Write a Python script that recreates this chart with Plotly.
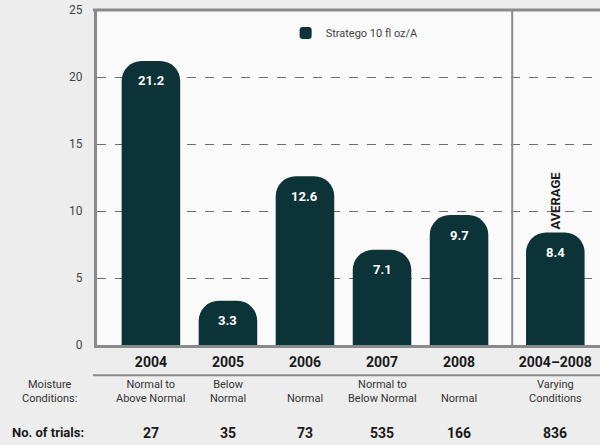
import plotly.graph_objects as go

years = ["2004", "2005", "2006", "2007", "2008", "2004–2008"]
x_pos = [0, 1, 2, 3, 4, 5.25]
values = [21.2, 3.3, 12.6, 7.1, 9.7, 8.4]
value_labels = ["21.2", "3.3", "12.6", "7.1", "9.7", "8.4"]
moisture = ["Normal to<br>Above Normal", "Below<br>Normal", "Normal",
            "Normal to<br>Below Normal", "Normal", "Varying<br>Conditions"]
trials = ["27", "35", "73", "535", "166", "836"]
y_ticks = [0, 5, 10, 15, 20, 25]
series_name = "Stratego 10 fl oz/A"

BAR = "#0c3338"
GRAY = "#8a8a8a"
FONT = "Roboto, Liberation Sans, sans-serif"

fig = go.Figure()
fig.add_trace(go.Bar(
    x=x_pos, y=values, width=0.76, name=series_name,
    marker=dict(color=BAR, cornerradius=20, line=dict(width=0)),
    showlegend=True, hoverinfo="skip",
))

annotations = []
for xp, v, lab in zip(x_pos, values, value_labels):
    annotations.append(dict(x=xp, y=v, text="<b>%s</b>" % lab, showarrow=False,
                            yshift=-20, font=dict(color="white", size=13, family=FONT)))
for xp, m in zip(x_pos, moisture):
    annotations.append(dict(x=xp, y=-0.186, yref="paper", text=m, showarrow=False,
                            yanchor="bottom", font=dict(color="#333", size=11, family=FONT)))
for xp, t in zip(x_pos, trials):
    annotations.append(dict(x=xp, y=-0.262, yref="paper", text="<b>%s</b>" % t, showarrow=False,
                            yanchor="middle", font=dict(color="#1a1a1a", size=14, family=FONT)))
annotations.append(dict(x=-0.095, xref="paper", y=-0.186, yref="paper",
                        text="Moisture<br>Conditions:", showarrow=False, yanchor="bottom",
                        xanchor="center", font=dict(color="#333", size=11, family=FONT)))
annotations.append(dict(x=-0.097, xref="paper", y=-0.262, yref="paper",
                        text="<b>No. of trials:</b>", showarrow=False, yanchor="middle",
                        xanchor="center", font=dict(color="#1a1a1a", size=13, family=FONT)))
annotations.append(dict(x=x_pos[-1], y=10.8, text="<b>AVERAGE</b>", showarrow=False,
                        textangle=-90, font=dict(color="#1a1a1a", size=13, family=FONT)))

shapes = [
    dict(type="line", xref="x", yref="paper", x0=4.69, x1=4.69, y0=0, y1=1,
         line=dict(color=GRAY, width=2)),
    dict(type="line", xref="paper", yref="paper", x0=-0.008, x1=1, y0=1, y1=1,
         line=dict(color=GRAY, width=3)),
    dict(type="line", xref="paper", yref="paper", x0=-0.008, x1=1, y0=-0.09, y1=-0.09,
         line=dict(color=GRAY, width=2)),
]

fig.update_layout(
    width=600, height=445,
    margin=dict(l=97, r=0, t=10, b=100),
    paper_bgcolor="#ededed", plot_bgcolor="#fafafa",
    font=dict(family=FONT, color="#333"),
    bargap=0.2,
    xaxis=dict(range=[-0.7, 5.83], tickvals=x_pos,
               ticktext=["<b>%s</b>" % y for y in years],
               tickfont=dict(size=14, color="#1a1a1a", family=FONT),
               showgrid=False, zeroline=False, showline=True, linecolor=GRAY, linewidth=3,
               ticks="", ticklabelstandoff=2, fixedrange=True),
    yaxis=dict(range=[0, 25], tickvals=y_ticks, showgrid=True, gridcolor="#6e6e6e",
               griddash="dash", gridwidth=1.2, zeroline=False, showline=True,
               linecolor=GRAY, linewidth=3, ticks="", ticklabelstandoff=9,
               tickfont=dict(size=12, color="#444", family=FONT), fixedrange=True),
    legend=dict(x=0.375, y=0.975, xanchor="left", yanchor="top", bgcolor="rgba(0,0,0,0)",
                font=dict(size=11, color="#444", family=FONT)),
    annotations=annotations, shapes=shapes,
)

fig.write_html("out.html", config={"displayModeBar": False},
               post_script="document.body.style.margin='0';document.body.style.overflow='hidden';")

· · · · ·

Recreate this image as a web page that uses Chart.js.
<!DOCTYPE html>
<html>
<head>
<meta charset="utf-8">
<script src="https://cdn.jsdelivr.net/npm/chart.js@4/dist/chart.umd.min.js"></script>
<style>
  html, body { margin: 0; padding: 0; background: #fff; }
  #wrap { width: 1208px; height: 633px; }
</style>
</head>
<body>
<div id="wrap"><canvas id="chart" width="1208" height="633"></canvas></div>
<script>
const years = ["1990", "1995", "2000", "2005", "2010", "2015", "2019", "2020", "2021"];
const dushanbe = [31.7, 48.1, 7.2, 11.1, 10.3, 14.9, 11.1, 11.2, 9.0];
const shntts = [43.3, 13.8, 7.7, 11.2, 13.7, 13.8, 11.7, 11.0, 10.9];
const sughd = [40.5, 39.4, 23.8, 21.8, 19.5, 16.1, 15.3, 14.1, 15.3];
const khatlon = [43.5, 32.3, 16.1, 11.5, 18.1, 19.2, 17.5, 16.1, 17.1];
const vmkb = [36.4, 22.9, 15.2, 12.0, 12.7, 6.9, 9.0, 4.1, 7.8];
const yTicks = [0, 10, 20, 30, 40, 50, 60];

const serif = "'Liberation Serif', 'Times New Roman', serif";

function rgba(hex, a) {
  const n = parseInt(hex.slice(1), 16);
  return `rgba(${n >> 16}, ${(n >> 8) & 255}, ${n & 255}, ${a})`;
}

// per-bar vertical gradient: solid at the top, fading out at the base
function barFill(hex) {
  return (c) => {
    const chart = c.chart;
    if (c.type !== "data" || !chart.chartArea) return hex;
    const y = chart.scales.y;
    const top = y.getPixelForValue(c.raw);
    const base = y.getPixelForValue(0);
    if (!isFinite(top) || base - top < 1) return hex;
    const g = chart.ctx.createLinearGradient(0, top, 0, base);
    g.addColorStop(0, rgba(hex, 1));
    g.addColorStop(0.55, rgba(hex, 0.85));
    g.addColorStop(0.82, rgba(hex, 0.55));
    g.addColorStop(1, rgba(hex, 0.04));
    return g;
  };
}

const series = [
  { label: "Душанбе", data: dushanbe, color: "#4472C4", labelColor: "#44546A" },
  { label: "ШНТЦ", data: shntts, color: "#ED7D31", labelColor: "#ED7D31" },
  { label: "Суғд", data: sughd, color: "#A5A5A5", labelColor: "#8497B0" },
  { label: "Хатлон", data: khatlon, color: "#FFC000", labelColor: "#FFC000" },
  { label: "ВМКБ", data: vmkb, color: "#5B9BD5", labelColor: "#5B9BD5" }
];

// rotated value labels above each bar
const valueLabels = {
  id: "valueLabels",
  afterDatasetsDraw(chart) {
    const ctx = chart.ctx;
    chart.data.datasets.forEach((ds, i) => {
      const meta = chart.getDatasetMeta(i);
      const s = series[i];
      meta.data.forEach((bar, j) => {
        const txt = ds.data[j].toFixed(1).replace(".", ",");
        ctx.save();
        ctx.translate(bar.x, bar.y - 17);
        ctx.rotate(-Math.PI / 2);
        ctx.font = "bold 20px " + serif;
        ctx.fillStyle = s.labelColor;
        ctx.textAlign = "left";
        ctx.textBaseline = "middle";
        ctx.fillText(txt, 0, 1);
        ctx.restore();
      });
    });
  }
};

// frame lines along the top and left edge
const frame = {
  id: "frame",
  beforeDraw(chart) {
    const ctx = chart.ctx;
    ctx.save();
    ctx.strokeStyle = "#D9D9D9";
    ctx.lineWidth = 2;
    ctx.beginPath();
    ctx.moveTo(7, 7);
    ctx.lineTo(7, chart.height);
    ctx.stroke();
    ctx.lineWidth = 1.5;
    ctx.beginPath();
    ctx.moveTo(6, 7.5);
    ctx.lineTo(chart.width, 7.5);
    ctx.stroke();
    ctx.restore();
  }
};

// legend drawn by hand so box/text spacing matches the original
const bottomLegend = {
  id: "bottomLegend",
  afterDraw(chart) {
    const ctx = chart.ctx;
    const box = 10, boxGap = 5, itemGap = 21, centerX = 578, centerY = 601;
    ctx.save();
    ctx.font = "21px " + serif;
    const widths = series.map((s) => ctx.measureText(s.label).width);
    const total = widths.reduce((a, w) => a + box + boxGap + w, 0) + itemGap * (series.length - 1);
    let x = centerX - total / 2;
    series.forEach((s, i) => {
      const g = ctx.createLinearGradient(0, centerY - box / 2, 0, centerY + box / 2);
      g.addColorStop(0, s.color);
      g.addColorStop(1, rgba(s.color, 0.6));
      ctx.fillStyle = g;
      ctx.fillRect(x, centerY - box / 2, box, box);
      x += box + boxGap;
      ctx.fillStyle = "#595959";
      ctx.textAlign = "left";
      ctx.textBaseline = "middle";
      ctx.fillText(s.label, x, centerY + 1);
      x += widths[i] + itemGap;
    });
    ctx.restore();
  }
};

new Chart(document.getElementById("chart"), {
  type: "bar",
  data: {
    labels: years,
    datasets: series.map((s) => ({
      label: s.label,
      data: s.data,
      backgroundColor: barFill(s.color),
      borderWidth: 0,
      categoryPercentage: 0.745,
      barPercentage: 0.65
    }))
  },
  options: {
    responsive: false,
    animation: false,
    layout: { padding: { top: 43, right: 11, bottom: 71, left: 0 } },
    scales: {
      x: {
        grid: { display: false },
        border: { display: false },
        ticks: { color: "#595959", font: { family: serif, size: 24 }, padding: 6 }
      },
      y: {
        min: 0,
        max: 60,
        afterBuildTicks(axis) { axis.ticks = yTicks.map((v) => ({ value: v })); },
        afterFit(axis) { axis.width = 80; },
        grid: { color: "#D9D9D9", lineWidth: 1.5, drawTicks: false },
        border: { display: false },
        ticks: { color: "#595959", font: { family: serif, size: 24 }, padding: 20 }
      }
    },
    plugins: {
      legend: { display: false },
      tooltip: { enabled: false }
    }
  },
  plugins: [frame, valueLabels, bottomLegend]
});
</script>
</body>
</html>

· · · · ·

**Your instructions:** Scan the data above and copy every line with "this" in it.

**Correct answer:**
Write a Python script that recreates this chart with Plotly.
Recreate this image as a web page that uses Chart.js.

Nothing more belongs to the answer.